The Minas Gerais tyrannulet is about 12 cm long and weighs about 8 g. The sexes have the same plumage. Adults have a rufous to ochraceous wash on the forecrown, lores, and often the forehead. They have an indistinct yellowish supercilium and a whitish eye-ring. Their face is otherwise yellowish with a faint brownish crescent around the ear coverts. Their crown and upperparts are bright olive. Their wings are dusky with white to bright olive-yellow edges on the flight feathers. Their wing coverts are dusky with pale yellow to whitish tips that form two wing bars. Their tail is dusky with white to bright olive-yellow edges on the feathers. Their underparts are bright lemon yellow with a "vest" of diffuse olive streaks on the breast and sides. Both sexes have a dark brown iris, a black bill with an ashy to pale pinkish base to the mandible, and brownish gray to slate legs and feet.

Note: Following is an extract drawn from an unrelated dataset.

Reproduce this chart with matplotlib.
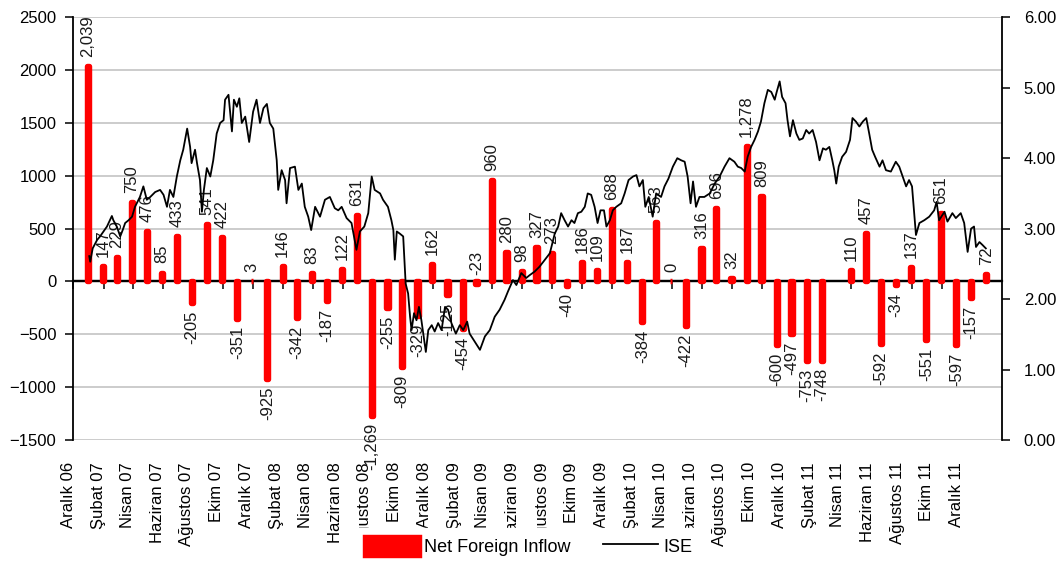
import numpy as np
import pandas as pd
import matplotlib
matplotlib.use('Agg')
import matplotlib.pyplot as plt
import matplotlib.dates as mdates
from matplotlib.transforms import ScaledTranslation

plt.rcParams['font.family'] = ['Liberation Sans', 'DejaVu Sans']
plt.rcParams['font.size'] = 12

# net foreign inflow (mn USD), monthly Dec 2006 - Dec 2011, Feb 2011 missing
inflow = [2039, 147, 229, 750, 476, 85, 433, -205, 541, 422, -351, 3,
          -925, 146, -342, 83, -187, 122, 631, -1269, -255, -809, -329, 162,
          -125, -454, -23, 960, 280, 98, 327, 273, -40, 186, 109, 688,
          187, -384, 563, 0, -422, 316, 696, 32, 1278, 809, -600, -497,
          -753, -748, np.nan, 110, 457, -592, -34, 137, -551, 651, -597, -157,
          72]

# ISE index (right axis), days counted from 1 Dec 2006
ise_day = [33, 35, 40, 49, 55, 62, 69, 79, 82, 89, 96, 101, 106, 113, 120, 126, 136, 143, 150, 157,
           167, 177, 184, 191, 197, 204, 211, 218, 224, 232, 238, 241, 248, 252, 258, 262, 266, 272, 279, 285,
           292, 299, 306, 309, 316, 323, 327, 333, 338, 343, 350, 358, 366, 373, 380, 387, 394, 400, 407, 414,
           417, 424, 431, 434, 441, 451, 458, 465, 471, 478, 484, 492, 502, 512, 522, 532, 539, 546, 556, 566,
           576, 583, 592, 600, 607, 613, 624, 630, 640, 647, 651, 654, 658, 664, 671, 676, 681, 685, 688, 693,
           698, 703, 708, 717, 722, 729, 735, 742, 749, 756, 762, 769, 778, 786, 793, 801, 806, 816, 827, 837,
           847, 857, 867, 877, 884, 894, 901, 911, 921, 928, 938, 948, 959, 969, 979, 986, 992, 999, 1006, 1013,
           1019, 1026, 1033, 1040, 1046, 1053, 1060, 1066, 1072, 1079, 1084, 1091, 1097, 1104, 1114, 1121, 1129, 1138, 1145, 1151,
           1158, 1163, 1170, 1178, 1185, 1195, 1202, 1210, 1219, 1228, 1236, 1243, 1249, 1255, 1260, 1266, 1273, 1283, 1294, 1304,
           1314, 1324, 1334, 1344, 1351, 1358, 1365, 1371, 1378, 1385, 1392, 1398, 1405, 1412, 1419, 1426, 1430, 1436, 1441, 1448,
           1452, 1457, 1463, 1470, 1476, 1483, 1490, 1496, 1503, 1510, 1517, 1524, 1530, 1537, 1543, 1547, 1551, 1556, 1563, 1571,
           1579, 1584, 1591, 1598, 1605, 1612, 1618, 1624, 1630, 1639, 1645, 1652, 1662, 1672, 1679, 1686, 1693, 1699, 1705, 1710,
           1713, 1720, 1730, 1740, 1750, 1755, 1760, 1771, 1777, 1787, 1794, 1804, 1811, 1818, 1825, 1831, 1835, 1842, 1848, 1855]
ise_val = [2.61, 2.53, 2.72, 2.84, 2.89, 2.96, 3.03, 3.18, 3.12, 3.03, 2.89, 2.98, 3.08, 3.12, 3.17, 3.31, 3.45, 3.60, 3.41, 3.45,
           3.52, 3.55, 3.48, 3.31, 3.55, 3.45, 3.74, 3.97, 4.12, 4.42, 4.16, 3.93, 4.12, 3.93, 3.69, 3.24, 3.55, 3.86, 3.74, 3.97,
           4.35, 4.50, 4.54, 4.83, 4.90, 4.38, 4.83, 4.73, 4.85, 4.50, 4.59, 4.23, 4.66, 4.83, 4.50, 4.71, 4.77, 4.50, 4.42, 3.97,
           3.55, 3.83, 3.69, 3.36, 3.86, 3.88, 3.55, 3.64, 3.31, 3.17, 2.98, 3.31, 3.17, 3.41, 3.45, 3.29, 3.26, 3.31, 3.15, 3.08,
           2.70, 2.96, 3.03, 3.22, 3.74, 3.55, 3.50, 3.41, 3.31, 3.12, 2.98, 2.56, 2.96, 2.93, 2.89, 2.22, 2.08, 1.75, 1.56, 1.80,
           1.70, 1.89, 1.70, 1.25, 1.56, 1.63, 1.54, 1.66, 1.56, 1.89, 1.85, 1.66, 1.51, 1.63, 1.56, 1.68, 1.51, 1.40, 1.28, 1.47,
           1.56, 1.75, 1.85, 1.99, 2.11, 2.27, 2.20, 2.37, 2.30, 2.34, 2.39, 2.46, 2.56, 2.65, 2.93, 3.03, 3.22, 3.12, 3.03, 3.12,
           3.08, 3.22, 3.24, 3.31, 3.50, 3.48, 3.31, 3.08, 3.26, 3.26, 3.03, 3.12, 3.26, 3.31, 3.36, 3.50, 3.69, 3.74, 3.76, 3.60,
           3.69, 3.31, 3.45, 3.17, 3.50, 3.45, 3.60, 3.71, 3.88, 4.00, 3.97, 3.95, 3.74, 3.36, 3.67, 3.31, 3.45, 3.45, 3.50, 3.64,
           3.74, 3.88, 4.00, 3.95, 3.88, 3.86, 3.81, 4.02, 4.16, 4.26, 4.38, 4.52, 4.78, 4.97, 4.94, 4.83, 4.94, 5.09, 4.87, 4.78,
           4.54, 4.31, 4.54, 4.35, 4.26, 4.28, 4.40, 4.35, 4.40, 4.23, 3.97, 4.14, 4.12, 4.16, 3.97, 3.83, 3.64, 3.88, 4.02, 4.09,
           4.26, 4.57, 4.52, 4.45, 4.52, 4.57, 4.35, 4.12, 4.02, 3.88, 3.97, 3.83, 3.81, 3.95, 3.88, 3.74, 3.60, 3.69, 3.60, 3.17,
           2.91, 3.08, 3.12, 3.17, 3.26, 3.38, 3.12, 3.24, 3.10, 3.22, 3.15, 3.22, 3.08, 2.67, 3.00, 3.03, 2.74, 2.81, 2.77, 2.72]

month_names = ['Aralık', 'Şubat', 'Nisan', 'Haziran', 'Ağustos', 'Ekim']

start = pd.Timestamp('2006-12-01')
months = pd.date_range('2006-12-31', periods=len(inflow), freq='ME')
ticks = pd.date_range(start, '2011-12-01', freq='2MS')
tick_labels = [f"{month_names[i % 6]} {d.year % 100:02d}" for i, d in enumerate(ticks)]

x_bar = mdates.date2num(months)
x_ise = mdates.date2num(start + pd.to_timedelta(ise_day, unit='D'))
x_tick = mdates.date2num(ticks)
vals = np.array(inflow, dtype=float)
ok = ~np.isnan(vals)

fig = plt.figure(figsize=(10.61, 5.65), dpi=100)
ax = fig.add_axes([0.0688, 0.2212, 0.8752, 0.7482])

bars = ax.bar(x_bar[ok], vals[ok], width=4.5, color='#ff0000', edgecolor='#ff0000',
              linewidth=3.9, joinstyle='round', zorder=3)
ax.axhline(0, color='black', linewidth=1.6, zorder=2.5)

for x, v in zip(x_bar[ok], vals[ok]):
    up = v > -30
    ax.annotate(f'{v:,.0f}', xy=(x, v), xytext=(0, 6.5 if up else -5.5),
                textcoords='offset points', rotation=90, ha='center',
                va='bottom' if up else 'top', fontsize=12, color='#1a1a1a',
                annotation_clip=False, zorder=4)

ax.set_xlim(mdates.date2num(start), mdates.date2num(pd.Timestamp('2012-01-31')))
ax.set_ylim(-1500, 2500)
ax.set_yticks(np.arange(-1500, 2501, 500))
ax.yaxis.grid(True, color='#c8c8c8', linewidth=1.3)
ax.set_axisbelow(True)

ax.set_xticks(x_tick, labels=tick_labels, rotation=90)
ax.tick_params(axis='x', length=0, pad=16)
ax.tick_params(axis='y', direction='out', length=6, width=1.1, pad=6)
for k, lbl in enumerate(ax.get_xticklabels()):
    lbl.set_transform(lbl.get_transform() +
                      ScaledTranslation(-(4.3 + 0.36 * k) / 100, 0, fig.dpi_scale_trans))

for s in ['top', 'bottom', 'right']:
    ax.spines[s].set_visible(False)
ax.spines['left'].set_linewidth(1.3)

# tick marks hanging from the zero line
zero = ax.secondary_xaxis(0, transform=ax.transData)
zero.set_xticks(x_tick, labels=[''] * len(x_tick))
zero.tick_params(direction='out', length=5.5, width=1.1, color='black')
zero.spines['bottom'].set_linewidth(1.6)

ax2 = ax.twinx()
line, = ax2.plot(x_ise, ise_val, color='black', linewidth=1.3, zorder=5)
ax2.set_ylim(0, 6)
ax2.set_yticks(np.arange(0, 6.01, 1))
ax2.yaxis.set_major_formatter(matplotlib.ticker.FormatStrFormatter('%.2f'))
ax2.tick_params(axis='y', direction='out', length=6, width=1.1, pad=10)
for s in ['top', 'bottom', 'left']:
    ax2.spines[s].set_visible(False)
ax2.spines['right'].set_linewidth(1.3)

fig.legend([bars, line], ['Net Foreign Inflow', 'ISE'], loc='center',
           bbox_to_anchor=(0.498, 0.033), ncol=2, frameon=True, fancybox=False,
           edgecolor='white', facecolor='white', framealpha=1, handlelength=3.0,
           handleheight=1.2, handletextpad=0.3, columnspacing=1.8, borderpad=0.5,
           fontsize=13)

fig.savefig('out.png', dpi=100)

==Distribution and habitat==

The Minas Gerais tyrannulet was long known only in eastern Brazil's Minas Gerais state, but since 2008 has been found in Bahia and since 2013 in Goiás. It inhabits a variety of landscapes including tropical dry forest, gallery forest, and tall trees in deciduous scrublands along watercourses.

==Behavior==
===Movement===

The Minas Gerais tyrannulet is believed to be a year-round resident.

===Feeding===

The Minas Gerais tyrannulet feeds primarily on arthropods. It forages actively, mostly from the forest's mid-story to its canopy though it will descend to within about 2 m of the ground in dense cover. It typically perches horizontally on a branch, usually with its tail slightly cocked up, and makes short sallies to snatch or hover-glean prey from leaves and twigs. It also occasionally gleans while perched. It typically forages in pairs or small family groups and only rarely as part of a mixed-species feeding flock.

===Breeding===

The Minas Gerais tyrannulet breeds between October and February. Both sexes build the nest, a globe of thin rootlets, twigs, lichens, grasses, and dead leaves with a side entrance. The nest is typically between about 8 and 12 m above the ground. The clutch size, incubation period, time to fledging, and details of parental care are not known.

===Vocalization===

The Minas Gerais tyrannulet's song is a "low, rattling tjuddrrr-twit (1st part slightly descending, 2nd part as a sort of full stop)".

==Status==

The IUCN originally in 1988 assessed the Minas Gerais tyrannulet as Threatened, then in 1994 as Endangered and in 2000 as Critically Endangered. In 2009 it was reassessed as Endangered as its larger range was discovered. The bird was then downlisted to Near Threatened in 2025. It still, however, has a restricted range and its estimated population of between 2500 and 9,999 mature individuals is believed to be decreasing.